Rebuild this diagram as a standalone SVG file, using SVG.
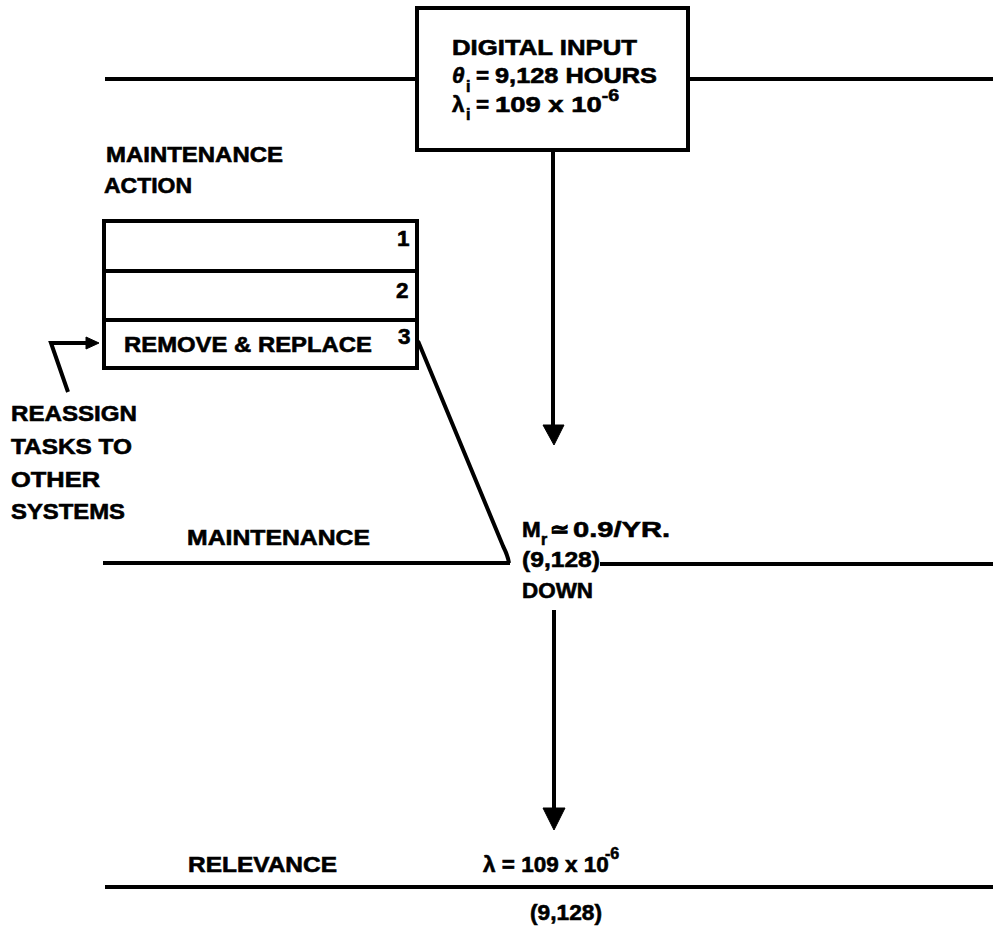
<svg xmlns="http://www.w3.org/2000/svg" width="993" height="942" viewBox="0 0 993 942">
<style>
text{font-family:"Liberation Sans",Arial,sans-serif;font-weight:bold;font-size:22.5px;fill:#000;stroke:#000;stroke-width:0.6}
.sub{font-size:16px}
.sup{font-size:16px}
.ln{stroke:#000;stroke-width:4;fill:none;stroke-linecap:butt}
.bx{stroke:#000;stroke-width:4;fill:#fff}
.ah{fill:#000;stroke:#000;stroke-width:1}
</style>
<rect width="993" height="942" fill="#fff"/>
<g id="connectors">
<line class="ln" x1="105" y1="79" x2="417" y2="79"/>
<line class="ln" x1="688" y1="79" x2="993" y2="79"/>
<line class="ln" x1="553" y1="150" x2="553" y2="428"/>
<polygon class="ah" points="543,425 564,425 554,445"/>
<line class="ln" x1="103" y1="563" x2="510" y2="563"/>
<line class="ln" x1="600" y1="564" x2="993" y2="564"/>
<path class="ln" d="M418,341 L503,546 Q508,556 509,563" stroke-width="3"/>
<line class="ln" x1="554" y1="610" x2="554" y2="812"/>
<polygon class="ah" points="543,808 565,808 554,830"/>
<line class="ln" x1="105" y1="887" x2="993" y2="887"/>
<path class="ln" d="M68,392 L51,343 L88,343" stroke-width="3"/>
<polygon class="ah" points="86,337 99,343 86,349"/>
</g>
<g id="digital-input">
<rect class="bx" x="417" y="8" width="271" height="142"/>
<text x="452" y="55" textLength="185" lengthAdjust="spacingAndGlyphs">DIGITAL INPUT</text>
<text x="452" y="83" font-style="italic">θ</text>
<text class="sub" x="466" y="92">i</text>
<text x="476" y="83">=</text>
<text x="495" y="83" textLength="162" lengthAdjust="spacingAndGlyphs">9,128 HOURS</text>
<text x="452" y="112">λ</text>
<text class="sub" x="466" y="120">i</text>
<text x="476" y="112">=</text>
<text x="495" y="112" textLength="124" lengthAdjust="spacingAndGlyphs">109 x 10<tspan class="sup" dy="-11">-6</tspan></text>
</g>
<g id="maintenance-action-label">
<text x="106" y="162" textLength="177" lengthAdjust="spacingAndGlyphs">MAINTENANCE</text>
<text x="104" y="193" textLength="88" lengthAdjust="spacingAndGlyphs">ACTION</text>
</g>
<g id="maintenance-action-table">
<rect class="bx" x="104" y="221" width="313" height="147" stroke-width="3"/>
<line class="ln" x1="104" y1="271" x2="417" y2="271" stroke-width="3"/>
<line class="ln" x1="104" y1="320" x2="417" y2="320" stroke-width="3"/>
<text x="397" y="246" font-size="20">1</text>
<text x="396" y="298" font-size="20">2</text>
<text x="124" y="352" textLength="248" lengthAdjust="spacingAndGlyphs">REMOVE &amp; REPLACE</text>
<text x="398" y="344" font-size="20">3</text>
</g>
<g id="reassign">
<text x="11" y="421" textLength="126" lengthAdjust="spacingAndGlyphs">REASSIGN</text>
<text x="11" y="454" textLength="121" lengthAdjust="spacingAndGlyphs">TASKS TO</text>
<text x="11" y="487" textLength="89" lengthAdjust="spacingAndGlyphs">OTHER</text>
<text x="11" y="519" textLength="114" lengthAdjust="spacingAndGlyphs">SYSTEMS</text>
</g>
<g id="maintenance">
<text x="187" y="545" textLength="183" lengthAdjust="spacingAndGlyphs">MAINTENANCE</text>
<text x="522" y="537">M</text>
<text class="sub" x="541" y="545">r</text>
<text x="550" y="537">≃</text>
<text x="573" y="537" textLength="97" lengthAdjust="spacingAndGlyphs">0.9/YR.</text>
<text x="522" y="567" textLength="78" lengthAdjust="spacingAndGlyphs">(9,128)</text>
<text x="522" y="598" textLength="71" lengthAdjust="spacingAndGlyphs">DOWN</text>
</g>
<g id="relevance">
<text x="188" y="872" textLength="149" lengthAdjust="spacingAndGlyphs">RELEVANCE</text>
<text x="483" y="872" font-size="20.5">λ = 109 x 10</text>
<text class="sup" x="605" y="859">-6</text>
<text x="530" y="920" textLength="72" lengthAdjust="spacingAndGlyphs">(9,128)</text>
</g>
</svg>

## Task instructions:
Copy the material above exactly and drop the pictures.

## Solution for this exercise:
Rebuild this diagram as a standalone SVG file, using SVG.
<svg xmlns="http://www.w3.org/2000/svg" width="993" height="942" viewBox="0 0 993 942">
<style>
text{font-family:"Liberation Sans",Arial,sans-serif;font-weight:bold;font-size:22.5px;fill:#000;stroke:#000;stroke-width:0.6}
.sub{font-size:16px}
.sup{font-size:16px}
.ln{stroke:#000;stroke-width:4;fill:none;stroke-linecap:butt}
.bx{stroke:#000;stroke-width:4;fill:#fff}
.ah{fill:#000;stroke:#000;stroke-width:1}
</style>
<rect width="993" height="942" fill="#fff"/>
<g id="connectors">
<line class="ln" x1="105" y1="79" x2="417" y2="79"/>
<line class="ln" x1="688" y1="79" x2="993" y2="79"/>
<line class="ln" x1="553" y1="150" x2="553" y2="428"/>
<polygon class="ah" points="543,425 564,425 554,445"/>
<line class="ln" x1="103" y1="563" x2="510" y2="563"/>
<line class="ln" x1="600" y1="564" x2="993" y2="564"/>
<path class="ln" d="M418,341 L503,546 Q508,556 509,563" stroke-width="3"/>
<line class="ln" x1="554" y1="610" x2="554" y2="812"/>
<polygon class="ah" points="543,808 565,808 554,830"/>
<line class="ln" x1="105" y1="887" x2="993" y2="887"/>
<path class="ln" d="M68,392 L51,343 L88,343" stroke-width="3"/>
<polygon class="ah" points="86,337 99,343 86,349"/>
</g>
<g id="digital-input">
<rect class="bx" x="417" y="8" width="271" height="142"/>
<text x="452" y="55" textLength="185" lengthAdjust="spacingAndGlyphs">DIGITAL INPUT</text>
<text x="452" y="83" font-style="italic">θ</text>
<text class="sub" x="466" y="92">i</text>
<text x="476" y="83">=</text>
<text x="495" y="83" textLength="162" lengthAdjust="spacingAndGlyphs">9,128 HOURS</text>
<text x="452" y="112">λ</text>
<text class="sub" x="466" y="120">i</text>
<text x="476" y="112">=</text>
<text x="495" y="112" textLength="124" lengthAdjust="spacingAndGlyphs">109 x 10<tspan class="sup" dy="-11">-6</tspan></text>
</g>
<g id="maintenance-action-label">
<text x="106" y="162" textLength="177" lengthAdjust="spacingAndGlyphs">MAINTENANCE</text>
<text x="104" y="193" textLength="88" lengthAdjust="spacingAndGlyphs">ACTION</text>
</g>
<g id="maintenance-action-table">
<rect class="bx" x="104" y="221" width="313" height="147" stroke-width="3"/>
<line class="ln" x1="104" y1="271" x2="417" y2="271" stroke-width="3"/>
<line class="ln" x1="104" y1="320" x2="417" y2="320" stroke-width="3"/>
<text x="397" y="246" font-size="20">1</text>
<text x="396" y="298" font-size="20">2</text>
<text x="124" y="352" textLength="248" lengthAdjust="spacingAndGlyphs">REMOVE &amp; REPLACE</text>
<text x="398" y="344" font-size="20">3</text>
</g>
<g id="reassign">
<text x="11" y="421" textLength="126" lengthAdjust="spacingAndGlyphs">REASSIGN</text>
<text x="11" y="454" textLength="121" lengthAdjust="spacingAndGlyphs">TASKS TO</text>
<text x="11" y="487" textLength="89" lengthAdjust="spacingAndGlyphs">OTHER</text>
<text x="11" y="519" textLength="114" lengthAdjust="spacingAndGlyphs">SYSTEMS</text>
</g>
<g id="maintenance">
<text x="187" y="545" textLength="183" lengthAdjust="spacingAndGlyphs">MAINTENANCE</text>
<text x="522" y="537">M</text>
<text class="sub" x="541" y="545">r</text>
<text x="550" y="537">≃</text>
<text x="573" y="537" textLength="97" lengthAdjust="spacingAndGlyphs">0.9/YR.</text>
<text x="522" y="567" textLength="78" lengthAdjust="spacingAndGlyphs">(9,128)</text>
<text x="522" y="598" textLength="71" lengthAdjust="spacingAndGlyphs">DOWN</text>
</g>
<g id="relevance">
<text x="188" y="872" textLength="149" lengthAdjust="spacingAndGlyphs">RELEVANCE</text>
<text x="483" y="872" font-size="20.5">λ = 109 x 10</text>
<text class="sup" x="605" y="859">-6</text>
<text x="530" y="920" textLength="72" lengthAdjust="spacingAndGlyphs">(9,128)</text>
</g>
</svg>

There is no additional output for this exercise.